ABSTRACT

Very great evils are self-destructive: at last they destroy the beings that suffer them, and restore a relative peace. But why should something better always follow upon a moderately satisfactory state of affairs? In fact, something better does not always follow, but often something worse; and yet, in spite of history and experience, many believe in a Law of Progress. The future, they say, must always be better than the past because it has outgrown the past; and it will leap forward to a still better future. I think the secret of this strange belief is well expressed by Hegel in his doctrine that reduces the universe to Spirit in quest of freedom. In this view nothing is admitted to exist except this Absolute Spirit, which is human at one stage of its self-expression, but is essentially divine and unconditioned. Circumstances are here supposed to be simply the husks which Spirit has sloughed off in its progress.

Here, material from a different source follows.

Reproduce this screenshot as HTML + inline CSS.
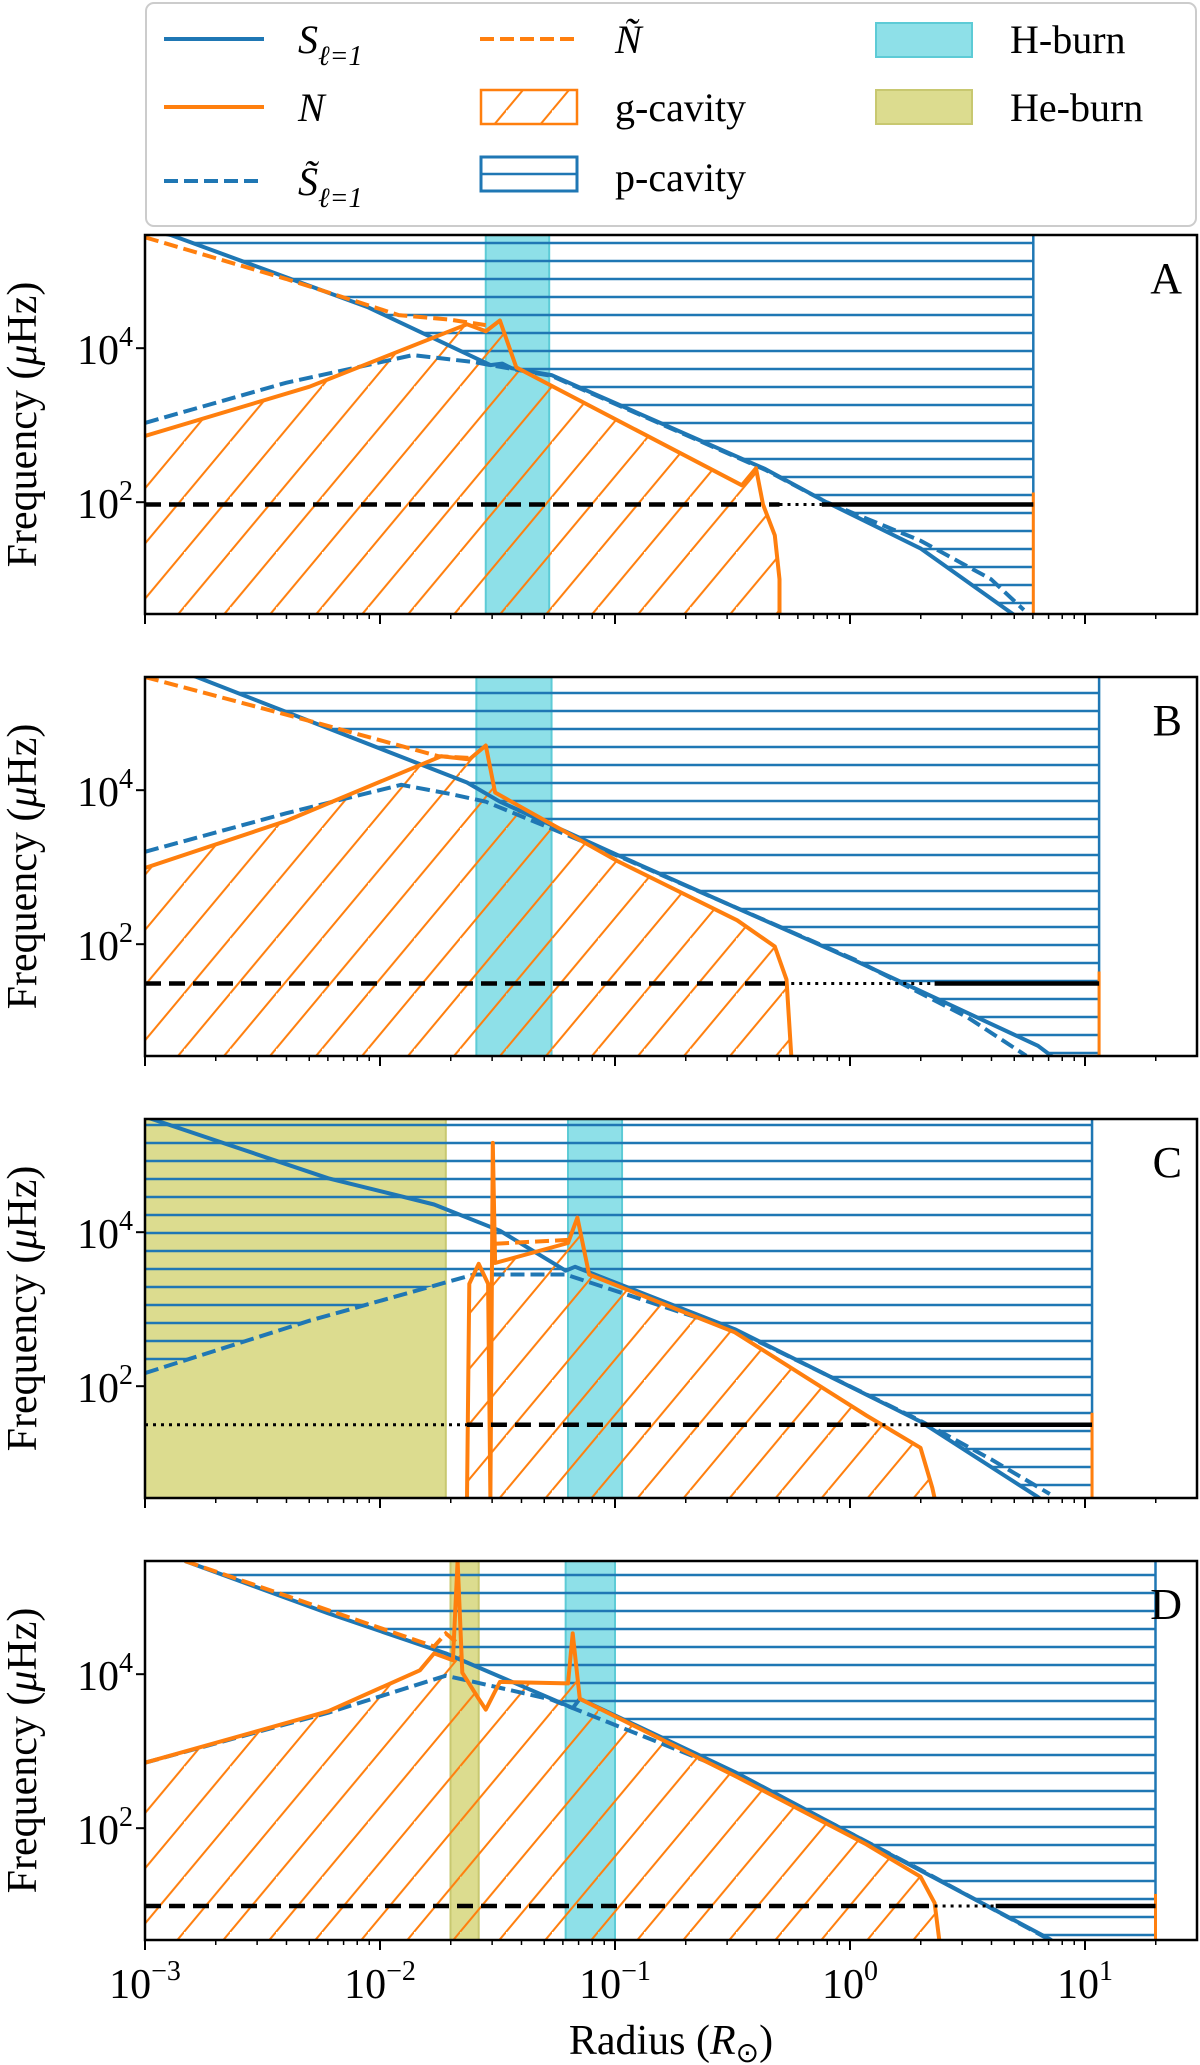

They litter the ground, but are of no importance, except as occasions for further advance; and every later stage of the world is necessarily better than the previous one, since the Spirit will find in it a more adequate embodiment and a wider freedom. It therefore matters very little how bad any state of the world may seem, or how good it may seem; for the only real value of it, in any case, will be to lead to a better state: better not because happier or less horrible—for tragedy is a noble thing—but simply because it is a stepping stone to something “higher.” The eternal feminine is always beckoning us, and I suppose beckoning itself, towards a greater freedom.